The New York Times:
Steven P. Jobs — domineering, short-tempered and anything but warm and fuzzy — has done something few business people in history have ever accomplished: engender genuine affection.
His decision to step down as chief executive of Apple brought people to tears, inspired loving tributes to him on the Web and even had some adoring customers flocking to Apple stores on Thursday to share their sentiments with other fans of Macs, iPhones and iPads.
“Through the mist in my eyes, I am having a tough time focusing on the screen of this computer,” wrote Om Malik, the prominent technology blogger. “I want to wake up and find it was all a nightmare.”
Andrew Baughen, a church vicar from London who paused during his San Francisco vacation to shop at an Apple store after he heard the news, said he was praying for Mr. Jobs. Apple, he said, “is not a corporation. It’s more like a family, a movement. I’d like to meet him in heaven and say, ‘Thank you.’ ”

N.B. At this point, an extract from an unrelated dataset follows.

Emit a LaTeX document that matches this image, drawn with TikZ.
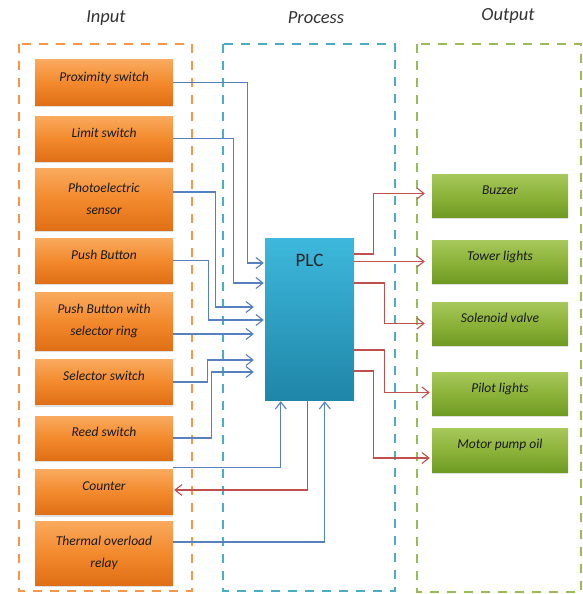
\documentclass[tikz,border=0pt]{standalone}
\usepackage{fontspec}
\setmainfont{Carlito}
\usetikzlibrary{arrows.meta,shadows}

\definecolor{inorange}{HTML}{F79646}
\definecolor{procblue}{HTML}{4BACC6}
\definecolor{outgreen}{HTML}{9BBB59}
\definecolor{wireblue}{HTML}{5680C0}
\definecolor{wirered}{HTML}{C0504D}
\definecolor{orgtop}{HTML}{F9AA5E}
\definecolor{orgmid}{HTML}{F38A2D}
\definecolor{orgbot}{HTML}{DF6F16}
\definecolor{grntop}{HTML}{A6C85C}
\definecolor{grnmid}{HTML}{8DB33A}
\definecolor{grnbot}{HTML}{6F9B23}
\definecolor{plctop}{HTML}{3DB8DC}
\definecolor{plcbot}{HTML}{1F86A8}
\definecolor{labelgray}{HTML}{333333}

\tikzset{
  groupframe/.style={line width=2.4pt, dash pattern=on 9pt off 8pt},
  grouptitle/.style={font=\fontsize{18.5}{20}\selectfont\itshape, text=labelgray},
  inbox/.style={rectangle, minimum width=138pt, inner sep=2pt, align=center,
    top color=orgtop, bottom color=orgbot, middle color=orgmid,
    font=\fontsize{13.5}{22}\selectfont\itshape, text=black!90,
    drop shadow={shadow xshift=0pt, shadow yshift=-2pt, opacity=0.25}},
  outbox/.style={rectangle, minimum width=136pt, minimum height=43pt, inner sep=2pt,
    top color=grntop, bottom color=grnbot, middle color=grnmid,
    font=\fontsize{13.5}{22}\selectfont\itshape, text=black!90, text depth=11.5pt,
    drop shadow={shadow xshift=0pt, shadow yshift=-2pt, opacity=0.25}},
  % single-line captions sit a little above the middle of their box
  raised/.style={text depth=11.5pt},
  plcbox/.style={rectangle, minimum width=89pt, minimum height=162pt, inner sep=0pt,
    top color=plctop, bottom color=plcbot},
  wirein/.style={draw=wireblue, line width=1.1pt,
    -{Straight Barb[length=7pt,width=11pt,line width=1.1pt]}},
  wireout/.style={draw=wirered, line width=1.1pt,
    -{Straight Barb[length=7pt,width=11pt,line width=1.1pt]}},
}

\begin{document}
\begin{tikzpicture}[x=1pt,y=-1pt]
\useasboundingbox (0,0) rectangle (583,594);

% dashed group frames
\draw[groupframe, draw=inorange] (19,44) rectangle (192,591);
\draw[groupframe, draw=procblue] (223,44) rectangle (395,591);
\draw[groupframe, draw=outgreen] (417,44) rectangle (581,592);

\node[grouptitle] (tin)   at (106,18) {Input};
\node[grouptitle] (tproc) at (316,18) {Process};
\node[grouptitle] (tout)  at (508,16) {Output};

% inputs
\node[inbox, raised, minimum height=45pt] (prox) at (104,82.5)  {Proximity switch};
\node[inbox, raised, minimum height=45pt] (lim)  at (104,138.5) {Limit switch};
\node[inbox, minimum height=62pt] (pho)  at (104,199)   {Photoelectric\\sensor};
\node[inbox, raised, minimum height=45pt] (pb)   at (104,260.5) {Push Button};
\node[inbox, minimum height=58pt] (pbs)  at (104,321)   {Push Button with\\selector ring};
\node[inbox, raised, minimum height=45pt] (sel)  at (104,382)   {Selector switch};
\node[inbox, raised, minimum height=44pt] (reed) at (104,438)   {Reed switch};
\node[inbox, raised, minimum height=45pt] (cnt)  at (104,492)   {Counter};
\node[inbox, minimum height=64pt] (thr)  at (104,553)   {Thermal overload\\relay};

% controller
\node[plcbox, label={[anchor=north, yshift=-13pt, font=\fontsize{19}{20}\selectfont, text=black!85]north:PLC}] (plc) at (309.5,319) {};

% outputs
\node[outbox] (buzz)  at (500,195.5) {Buzzer};
\node[outbox] (tower) at (500,261.5) {Tower lights};
\node[outbox] (sol)   at (500,323.5) {Solenoid valve};
\node[outbox] (pilot) at (500,393.5) {Pilot lights};
\node[outbox, minimum height=44pt] (motor) at (500,450) {Motor pump oil};

% input wiring into the PLC
\draw[wirein] (prox.east) -- ++(74,0) |- ([xshift=-1pt,yshift=56pt]plc.west);
\draw[wirein] (lim.east) -- ++(60,0) |- ([xshift=-1pt,yshift=36pt]plc.west);
\draw[wirein] ([yshift=7pt]pho.east) -- ++(42,0) |- ([xshift=-11pt,yshift=12pt]plc.west);
\draw[wirein] (pb.east) -- ++(35,0) |- ([xshift=-1pt,yshift=-1pt]plc.west);
\draw[wirein] ([yshift=-13pt]pbs.east) -- ([xshift=-11pt]plc.west |- 0,334);
\draw[wirein] (sel.east) -- ++(34,0) |- ([xshift=-11pt,yshift=-41pt]plc.west);
\draw[wirein] (reed.east) -- ++(38,0) |- ([xshift=-11pt,yshift=-53pt]plc.west);
\draw[wirein] ([yshift=2pt]cnt.north east) -| ([xshift=16pt,yshift=-1pt]plc.south west);
\draw[wirein] ([yshift=11pt]thr.east) -| ([xshift=60pt,yshift=-1pt]plc.south west);

% PLC output wiring
\draw[wireout] ([xshift=43pt]plc.south west) |- ([xshift=1pt,yshift=2pt]cnt.east);
\draw[wireout] ([yshift=65pt]plc.east) -- ++(19,0) |- ([xshift=-7pt,yshift=2pt]buzz.west);
\draw[wireout] (plc.east |- tower.west) -- ([xshift=-7pt]tower.west);
\draw[wireout] ([yshift=36pt]plc.east) -- ++(30,0) |- ([xshift=-7pt]sol.west);
\draw[wireout] ([yshift=-31pt]plc.east) -- ++(30,0) |- ([xshift=-2pt,yshift=1pt]pilot.west);
\draw[wireout] ([yshift=-52pt]plc.east) -- ++(19,0) |- ([xshift=-2pt,yshift=-8pt]motor.west);
\end{tikzpicture}
\end{document}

Business leaders, whether fictional like Ebenezer Scrooge and Gordon Gekko or real like Rupert Murdoch or Lloyd Blankfein of Goldman Sachs, are usually regarded with considerably less warmth, as rapacious rather than revered.
“It’s unusual right here, right now, given that Americans’ feelings about business are just north of their feelings about Congress,” said Nancy F. Koehn, a historian at Harvard Business School.